11. The downhole tool of claim 10, wherein each of the plurality of cone key receptacles and the plurality of sleeve key receptacles comprise a respective key disposed therein.
12. The downhole tool of claim 11, wherein an at least one respective key comprises a top key surface is disposed within the receptacle at a depth below an outer sleeve surface of the sleeve.
13. The downhole tool of claim 12, wherein the at least one respective key comprises a key nose portion surface disposed within the receptacle such that it protrudes outward from the outer sleeve surface of the sleeve.
14. The downhole tool of claim 13, wherein the downhole tool is selectably engageable to a surrounding surface in the wellbore.
15. The downhole tool of claim 13, the downhole tool further comprising a first slip disposed around the mandrel, the first slip comprising a first longitudinal slip groove positioned proximate to the key nose portion.
16. The downhole tool of claim 13, wherein the movable members movably engaged with the outer surface to facilitate linear longitudinal movement therebetween.
17. The downhole tool of claim 16, wherein the key further comprises a key back end, wherein the key nose portion comprises a first width, wherein the key back end comprises a second width, and wherein the second width is greater than the first width.
18. The downhole tool of claim 17, wherein the downhole tool comprises a bridge plug rated in satisfaction of V0 requirements, and wherein at least two components of the downhole tool are made of cast iron.

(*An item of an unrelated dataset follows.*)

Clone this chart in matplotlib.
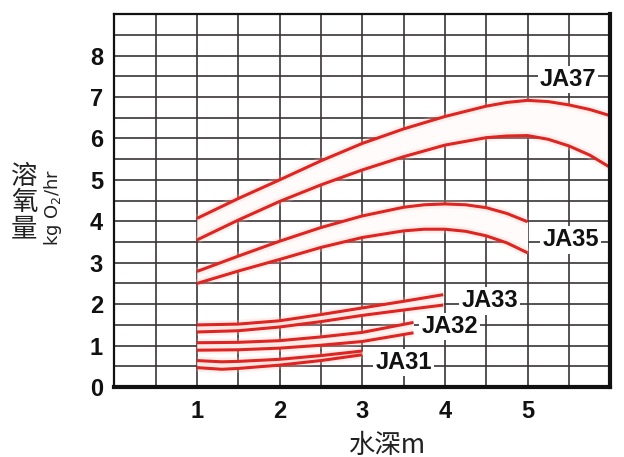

19. A downhole tool for use in a wellbore, the downhole tool comprising:
a mandrel comprising: a distal end, a proximate end, and an outer mandrel surface; and
at least one component disposed on the mandrel in a run-in configuration, and between the distal end and the proximate end,
wherein a second end of the at least one component comprises a key,
wherein the key comprises a key nose portion and a key back end,
wherein the key nose portion comprises a first width,
wherein the key back end comprises a second width,
wherein the second width is greater than the first width.

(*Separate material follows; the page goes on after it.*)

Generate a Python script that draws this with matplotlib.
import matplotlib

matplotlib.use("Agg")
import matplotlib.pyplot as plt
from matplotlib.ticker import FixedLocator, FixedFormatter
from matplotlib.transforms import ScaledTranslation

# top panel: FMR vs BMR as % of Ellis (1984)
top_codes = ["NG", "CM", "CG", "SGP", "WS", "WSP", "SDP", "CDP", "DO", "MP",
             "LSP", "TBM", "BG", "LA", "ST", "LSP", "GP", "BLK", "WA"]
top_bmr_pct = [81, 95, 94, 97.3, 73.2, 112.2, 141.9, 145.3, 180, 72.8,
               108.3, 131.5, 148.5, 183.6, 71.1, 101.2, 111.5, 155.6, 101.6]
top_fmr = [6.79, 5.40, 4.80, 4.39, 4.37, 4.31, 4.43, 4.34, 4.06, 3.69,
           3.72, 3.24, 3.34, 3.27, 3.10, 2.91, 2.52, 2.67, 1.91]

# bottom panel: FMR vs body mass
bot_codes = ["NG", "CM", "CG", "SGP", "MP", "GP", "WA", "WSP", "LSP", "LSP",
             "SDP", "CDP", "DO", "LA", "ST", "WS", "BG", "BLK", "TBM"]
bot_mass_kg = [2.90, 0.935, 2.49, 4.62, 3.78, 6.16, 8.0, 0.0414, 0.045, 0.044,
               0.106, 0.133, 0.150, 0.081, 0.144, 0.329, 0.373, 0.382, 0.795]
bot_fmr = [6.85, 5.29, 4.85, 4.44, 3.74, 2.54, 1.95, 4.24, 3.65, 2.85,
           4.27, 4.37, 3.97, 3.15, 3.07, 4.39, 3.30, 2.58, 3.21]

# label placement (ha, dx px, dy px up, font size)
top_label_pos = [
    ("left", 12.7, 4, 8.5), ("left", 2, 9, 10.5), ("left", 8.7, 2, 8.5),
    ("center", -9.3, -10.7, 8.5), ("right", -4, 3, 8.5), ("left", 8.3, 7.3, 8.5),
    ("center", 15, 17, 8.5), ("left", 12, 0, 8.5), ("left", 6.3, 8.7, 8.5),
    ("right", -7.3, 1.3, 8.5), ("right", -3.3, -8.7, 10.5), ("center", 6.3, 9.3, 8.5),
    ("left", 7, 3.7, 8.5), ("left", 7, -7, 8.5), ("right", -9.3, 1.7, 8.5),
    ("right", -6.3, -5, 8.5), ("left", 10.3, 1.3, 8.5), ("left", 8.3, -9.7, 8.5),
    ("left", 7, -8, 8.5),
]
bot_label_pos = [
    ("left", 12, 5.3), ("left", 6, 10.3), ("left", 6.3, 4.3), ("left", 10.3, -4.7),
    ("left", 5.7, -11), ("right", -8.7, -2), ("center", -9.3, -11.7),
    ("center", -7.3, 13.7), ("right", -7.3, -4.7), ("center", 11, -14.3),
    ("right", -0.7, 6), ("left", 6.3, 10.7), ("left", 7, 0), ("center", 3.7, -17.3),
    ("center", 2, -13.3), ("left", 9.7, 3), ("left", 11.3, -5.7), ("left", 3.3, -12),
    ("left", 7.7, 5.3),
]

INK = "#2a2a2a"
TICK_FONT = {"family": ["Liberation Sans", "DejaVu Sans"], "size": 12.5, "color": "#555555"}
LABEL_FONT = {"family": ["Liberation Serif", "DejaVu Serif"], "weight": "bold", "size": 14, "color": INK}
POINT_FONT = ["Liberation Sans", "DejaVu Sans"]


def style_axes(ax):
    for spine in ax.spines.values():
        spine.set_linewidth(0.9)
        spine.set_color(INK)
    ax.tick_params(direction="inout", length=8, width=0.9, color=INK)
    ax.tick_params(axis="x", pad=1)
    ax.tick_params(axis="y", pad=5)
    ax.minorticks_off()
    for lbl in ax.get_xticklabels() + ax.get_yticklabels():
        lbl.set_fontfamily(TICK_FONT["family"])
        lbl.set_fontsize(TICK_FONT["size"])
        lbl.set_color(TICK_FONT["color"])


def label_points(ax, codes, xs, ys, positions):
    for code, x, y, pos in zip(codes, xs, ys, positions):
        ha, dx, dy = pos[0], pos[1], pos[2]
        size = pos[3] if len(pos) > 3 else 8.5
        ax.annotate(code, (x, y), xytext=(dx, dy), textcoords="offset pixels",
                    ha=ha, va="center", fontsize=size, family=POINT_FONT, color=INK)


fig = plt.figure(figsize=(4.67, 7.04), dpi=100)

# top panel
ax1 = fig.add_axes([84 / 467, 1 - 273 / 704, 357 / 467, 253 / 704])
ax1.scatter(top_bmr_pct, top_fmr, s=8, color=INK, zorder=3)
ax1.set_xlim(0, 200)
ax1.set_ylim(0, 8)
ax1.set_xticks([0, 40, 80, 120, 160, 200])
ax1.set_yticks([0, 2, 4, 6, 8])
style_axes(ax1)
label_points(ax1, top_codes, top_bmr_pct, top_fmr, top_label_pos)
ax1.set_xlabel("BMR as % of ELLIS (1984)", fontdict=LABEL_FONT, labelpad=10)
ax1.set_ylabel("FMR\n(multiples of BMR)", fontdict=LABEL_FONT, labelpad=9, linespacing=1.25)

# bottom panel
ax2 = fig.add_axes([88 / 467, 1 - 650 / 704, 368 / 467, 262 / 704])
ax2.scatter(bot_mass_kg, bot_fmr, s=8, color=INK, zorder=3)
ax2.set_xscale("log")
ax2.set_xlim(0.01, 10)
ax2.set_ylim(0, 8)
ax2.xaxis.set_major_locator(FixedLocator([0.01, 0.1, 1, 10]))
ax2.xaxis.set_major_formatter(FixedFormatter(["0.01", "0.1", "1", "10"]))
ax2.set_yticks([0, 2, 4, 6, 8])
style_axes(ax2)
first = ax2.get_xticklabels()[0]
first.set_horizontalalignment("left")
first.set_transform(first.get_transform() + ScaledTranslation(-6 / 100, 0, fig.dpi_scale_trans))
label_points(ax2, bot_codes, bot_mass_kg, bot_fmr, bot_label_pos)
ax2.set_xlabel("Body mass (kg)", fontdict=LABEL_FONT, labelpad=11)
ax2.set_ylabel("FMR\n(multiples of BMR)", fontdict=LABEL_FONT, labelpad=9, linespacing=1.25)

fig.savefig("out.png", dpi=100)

20. The downhole tool of claim 1, wherein the downhole tool is configured to move from the run-in configuration to an at least one of: a set configuration, a disconnected configuration, and combinations thereof, and wherein the downhole tool further comprises:
an anti-rotation or -slippage mechanism engaged with a first end of the at least one component, and comprising an at least one movable member movingly engaged with the outer mandrel surface.